Of course, teachers appreciate the thoughtful gifts their students give them for the holidays. However, what they appreciate the most is knowing that they are appreciated. It doesn't take a fancy store-bought or handmade gift to let them know how much they've changed their students' lives.
Laurie, a childhood early education teacher who followed her mother's footsteps into the teaching profession, talks fondly of a childhood memory from when her mom brought home gifts she received. There were always several personal notes painstakingly written by her young students, "Those were the gifts she held onto while many of the others were eaten or packed away."
Barbara also enjoys receiving gift cards from her students, especially if the student was the one doing the writing. She loves it when a student references a special lesson and what they learned from it. Sometimes, parents write notes of appreciation saying how much she has helped their child.
Among the more popular gifts teachers often receive just before the Christmas holiday are ornaments, coffee mugs with "Favorite Teacher" emblazoned across it, scented candles, picture frames and candy. Laurie said: "I really appreciate the sentiment behind each of these gifts. The joy on a child's face as he hands me a package that he wrapped by himself really touches me."
Many teachers like to keep some snacks in their desk drawers for those long afternoons of grading papers. One gift idea is a small bucket full of assorted and individually wrapped (mostly) healthy snacks -- although a little chocolate is often welcomed, too. Don't forget to toss in a few small water bottles.
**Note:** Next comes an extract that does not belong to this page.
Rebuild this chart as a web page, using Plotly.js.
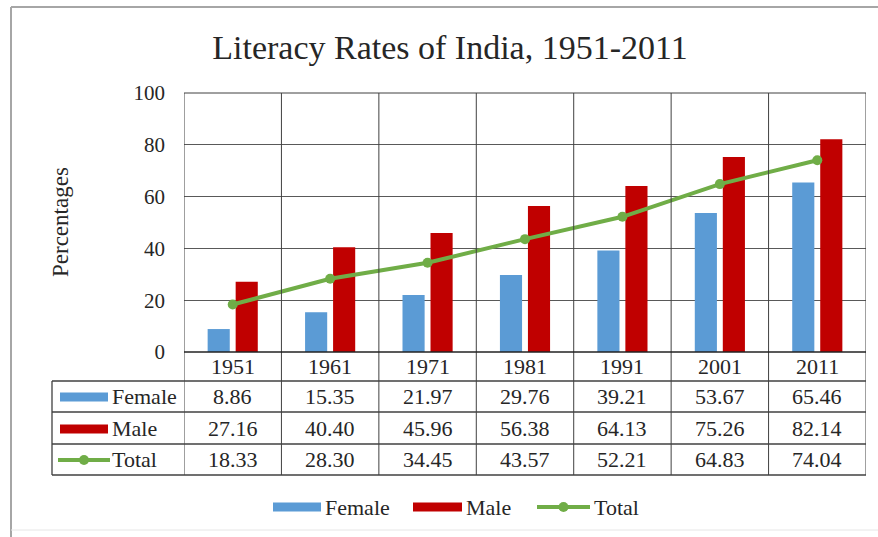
<!DOCTYPE html>
<html>
<head>
<meta charset="utf-8">
<script src="https://cdn.plot.ly/plotly-3.0.1.min.js"></script>
<style>html,body{margin:0;padding:0;background:#fff;}#chart{width:878px;height:537px;}</style>
</head>
<body>
<div id="chart"></div>
<script>
const years = ['1951','1961','1971','1981','1991','2001','2011'];
const female = [8.86, 15.35, 21.97, 29.76, 39.21, 53.67, 65.46];
const male = [27.16, 40.40, 45.96, 56.38, 64.13, 75.26, 82.14];
const total = [18.33, 28.30, 34.45, 43.57, 52.21, 64.83, 74.04];
const seriesNames = ['Female', 'Male', 'Total'];

const W = 878, H = 537;
const L = 184, R = 866, T = 93, B = 352;
const px = x => (x - L) / (R - L);
const py = y => (B - y) / (B - T);
const FONT = 'Liberation Serif, Times New Roman, serif';
const TXT = '#262626';
const BLUE = '#5b9bd5', RED = '#c00000', GREEN = '#70ad47';
const TFS = 22;

const traces = [
  {type:'bar', name:seriesNames[0], x:years, y:female, marker:{color:BLUE}, showlegend:false},
  {type:'bar', name:seriesNames[1], x:years, y:male, marker:{color:RED}, showlegend:false},
  {type:'scatter', mode:'lines+markers', name:seriesNames[2], x:years, y:total,
   line:{color:GREEN, width:4}, marker:{color:GREEN, size:10, symbol:'circle'}, showlegend:false}
];

const shapes = [];
const annotations = [];
const lineC = '#404040';
const rowY = [352, 381, 412, 444, 475];
const rowCenters = [366.5, 396.5, 428, 459.5];
for (let i = 0; i <= years.length; i++) {
  shapes.push({type:'line', xref:'x', yref:'paper', x0:i-0.5, x1:i-0.5, y0:py(475), y1:1,
    line:{color:lineC, width:1}, layer:'above'});
}
shapes.push({type:'line', xref:'paper', yref:'paper', x0:0, x1:1, y0:0, y1:0, line:{color:'#222', width:1.5}});
for (let k = 1; k < rowY.length; k++) {
  shapes.push({type:'line', xref:'paper', yref:'paper', x0:px(52), x1:1, y0:py(rowY[k]), y1:py(rowY[k]),
    line:{color:lineC, width:1.3}});
}
shapes.push({type:'line', xref:'paper', yref:'paper', x0:px(52), x1:px(52), y0:py(475), y1:py(381), line:{color:lineC, width:1.3}});
shapes.push({type:'line', xref:'paper', yref:'paper', x0:0, x1:1, y0:1, y1:1, line:{color:lineC, width:1}});

const rows = [female, male, total];
years.forEach((yr, i) => {
  annotations.push({xref:'x', yref:'paper', x:i, y:py(rowCenters[0]), text:yr, showarrow:false,
    font:{family:FONT, size:TFS, color:TXT}, xanchor:'center', yanchor:'middle'});
  rows.forEach((arr, r) => {
    annotations.push({xref:'x', yref:'paper', x:i, y:py(rowCenters[r+1]), text:arr[i].toFixed(2), showarrow:false,
      font:{family:FONT, size:TFS, color:TXT}, xanchor:'center', yanchor:'middle'});
  });
});

function barKey(x0, x1, yc, color) {
  shapes.push({type:'rect', xref:'paper', yref:'paper', x0:px(x0), x1:px(x1), y0:py(yc+4.5), y1:py(yc-4.5),
    fillcolor:color, line:{width:0}});
}
function lineKey(x0, x1, yc) {
  shapes.push({type:'line', xref:'paper', yref:'paper', x0:px(x0), x1:px(x1), y0:py(yc), y1:py(yc),
    line:{color:GREEN, width:4}});
  const cx = (x0 + x1) / 2;
  shapes.push({type:'circle', xref:'paper', yref:'paper', x0:px(cx-5), x1:px(cx+5), y0:py(yc+5), y1:py(yc-5),
    fillcolor:GREEN, line:{width:0}});
}
function label(x, yc, text) {
  annotations.push({xref:'paper', yref:'paper', x:px(x), y:py(yc), text:text, showarrow:false,
    font:{family:FONT, size:TFS, color:TXT}, xanchor:'left', yanchor:'middle', xshift:-2});
}
barKey(60, 108, 397, BLUE); label(112, rowCenters[1], seriesNames[0]);
barKey(60, 108, 429, RED); label(112, rowCenters[2], seriesNames[1]);
lineKey(58, 110, 460); label(112, rowCenters[3], seriesNames[2]);
barKey(273, 321, 507, BLUE); label(325, 507, seriesNames[0]);
barKey(413, 462, 507, RED); label(466, 507, seriesNames[1]);
lineKey(537, 590, 507); label(594, 507, seriesNames[2]);

annotations.push({xref:'paper', yref:'paper', x:px(60), y:py(222), text:'Percentages', textangle:-90,
  showarrow:false, font:{family:FONT, size:23, color:TXT}, xanchor:'center', yanchor:'middle'});

shapes.push({type:'line', xref:'paper', yref:'paper', x0:px(11), x1:px(878), y0:py(7), y1:py(7), line:{color:'#a6a6a6', width:2}});
shapes.push({type:'line', xref:'paper', yref:'paper', x0:px(11), x1:px(11), y0:py(7), y1:py(537), line:{color:'#a6a6a6', width:2}});
shapes.push({type:'line', xref:'paper', yref:'paper', x0:px(11), x1:px(878), y0:py(530), y1:py(530), line:{color:'#e6e6e6', width:1}});

const layout = {
  width: W, height: H,
  margin: {l:L, r:W-R, t:T, b:H-B, pad:0},
  paper_bgcolor:'#fff', plot_bgcolor:'#fff',
  title: {text:'Literacy Rates of India, 1951-2011', font:{family:FONT, size:34, color:TXT},
    xref:'container', yref:'container', x:450/W, y:1-47/H, xanchor:'center', yanchor:'middle'},
  barmode:'group', bargap:0.425, bargroupgap:0.21,
  showlegend:false,
  xaxis: {type:'category', showticklabels:false, showgrid:false, zeroline:false, ticks:'', showline:false,
    range:[-0.5, years.length-0.5], fixedrange:true},
  yaxis: {range:[0,100], dtick:20, showgrid:true, gridcolor:'#595959', gridwidth:1, zeroline:false,
    showline:false, ticks:'', ticklabelstandoff:18,
    tickfont:{family:FONT, size:21, color:TXT}, fixedrange:true},
  shapes: shapes,
  annotations: annotations
};

Plotly.newPlot('chart', traces, layout, {displayModeBar:false, staticPlot:true});
</script>
</body>
</html>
If you really want to throw in a coffee mug, fill it with tea bags and single-serve instant coffee packets. A box of chocolates is very nice as well.
Cathy was always pleased with the gift cards to a local store she received from her entire class. "I was always able to choose something nice for myself and more importantly, every parent gave only what they could so no one was embarrassed if they couldn't afford much." The only person who knew what each parent gave was the one collecting the funds.
With many teachers forced to purchase classroom items with their own money, receiving something they could use in their classrooms gives an added boost. These gifts could include cleaning supplies, specialty markers, arts and crafts units, age-appropriate books for a classroom library, colorful index cards and so much more.
If you are at a loss as to what to get for the classroom, check out the nonprofit DonorsChoose.org, "where teachers could post classroom project requests, and donors could choose the ones they wanted to support." A teacher created this project two decades ago when his own classroom funding fell seriously short. Give this site a look and see if the school of your choice is on there. Fundraising opportunities include creative workspaces for students, yoga equipment, audio equipment and, with the recent distance-learning concerns, student tablets and other at-home supplies to keep classes going. All projects are vetted before being publicized.
Other great teacher gift ideas are warm and fuzzy socks, weekly planner books, attachable or retractable pens that won't roll off a teacher's desk, a small fleece blanket or shawl for recess time while the teacher supervises her students, desk calendars, a class picture in a photo frame, a hand-sanitizer dispenser and gift cards for a local bookstore, supply shop or favorite restaurant.
The traditional apple for the teacher has multiple meanings. Some see the apple as a symbol of hard-earned knowledge. Others see it as a sign of sincere gratitude stemming from when teachers were underpaid and served rural farm communities. Either way, brightening your teacher's day is thoughtful indeed.